Quand Démos mise sur la création

Eclairages 28.07.2021

Quand on pense à Démos, fleuron du projet éducatif de la Philharmonie de Paris, on pense à l’orchestre, à la musique classique. Or, le dispositif pédagogique et social, lancé en 2010, mise de plus en plus sur la création et développe une ambitieuse politique de commandes. Coup de projecteur avec Gilles Delebarre, son responsable pédagogique.

Quelle est la place de la création et des répertoires contemporains dans le dispositif Démos ?
Démos est d’abord et avant tout un projet d’éducation musicale et de démocratisation culturelle : pendant trois ans, des élèves de primaire et de collège apprennent la musique et jouent en orchestre. Le choix de la musique classique est politique : nous voulions montrer, à l’instar d’El Sistema* au Venezuela, que ces musiques, qu’on considère réservées aux classes dominantes, peuvent faire l’objet d’une appropriation par d’autres publics, plus modestes. Il est vrai, notre sujet principal est la musique classique. Cependant, il faut proposer plus aux enfants, sinon c’est sous-entendre qu’en dehors de la musique classique, point de salut. La musique classique représente 70% de notre répertoire, le reste est consacré aux musiques de tradition orale, à la création contemporaine et aux nouveaux langages.

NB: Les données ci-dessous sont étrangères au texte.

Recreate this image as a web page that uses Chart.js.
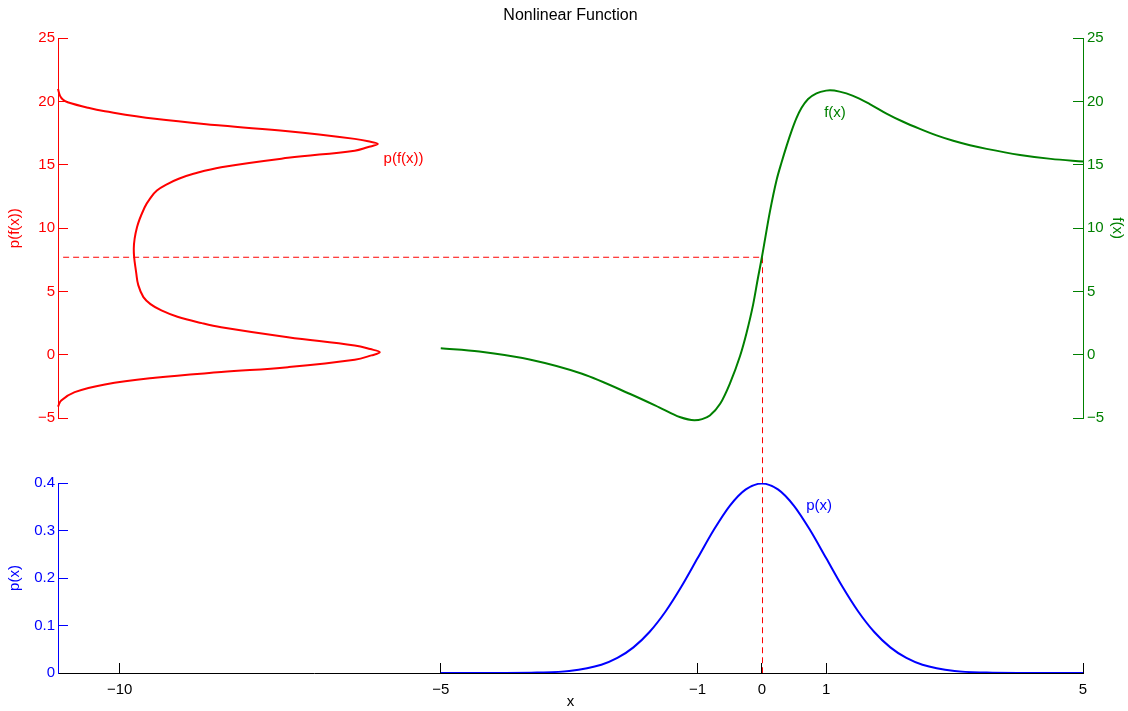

Il y a pourtant des dispositifs Démos, en région, où les musiques de création sont particulièrement mises en avant…
Démos fonctionne selon une pédagogie qui a fait l’objet de nombreuses recherches, avec des musiciens formés par nos soins, mais sait aussi s’adapter aux différents territoires et acteurs locaux. Par exemple, à Thouars, en Nouvelle-Aquitaine, la proportion de musique de création est plus importante qu’ailleurs. La Philharmonie y a lancé, en 2018, un projet pilote : le premier Démos contemporain. Une expérimentation portée par l’ensemble Ars Nova et son directeur, Jean-Michaël Lavoie. Le répertoire contemporain, que les élèves des orchestres Démos traditionnels abordent normalement en fin de troisième année, est cette fois abordé au début de l’apprentissage musical. La centaine d’enfants qui participent à ce projet apprennent leurs premières notions de musique et fabriquent leur instrument à partir de matériaux de récupération. Commencer par la musique contemporaine permet de proposer une autre manière d’apprendre, basée notamment sur l’improvisation.

Comment évolue la politique de commandes de Démos ?
Nous passons de plus en plus de commandes pour les 45 orchestres que nous avons sur le territoire. Il faut que ces enfants aient accès à la réalité de la musique : ils ne croiseront jamais Bach, mais pourront croiser des compositeurs d’aujourd’hui ! Nos compositeurs ont un cahier des charges assez précis, afin qu’ils comprennent bien où en sont les enfants dans leurs acquisitions. Ils doivent aussi tenir compte des contraintes techniques de chaque orchestre Démos. Pour autant, ce n’est pas parce qu’une pièce doit être jouée par des enfants, qu’elle doit être trop simplifiée. Nous travaillons donc main dans la main avec des compositeurs et compositrices. Démos, c’est une philosophie, un écosystème. Nous organisons des séminaires pour nos chefs et cheffes d’orchestre, qui leur permettent de se rencontrer, d’échanger. Nous aimerions faire la même chose pour les compositeurs.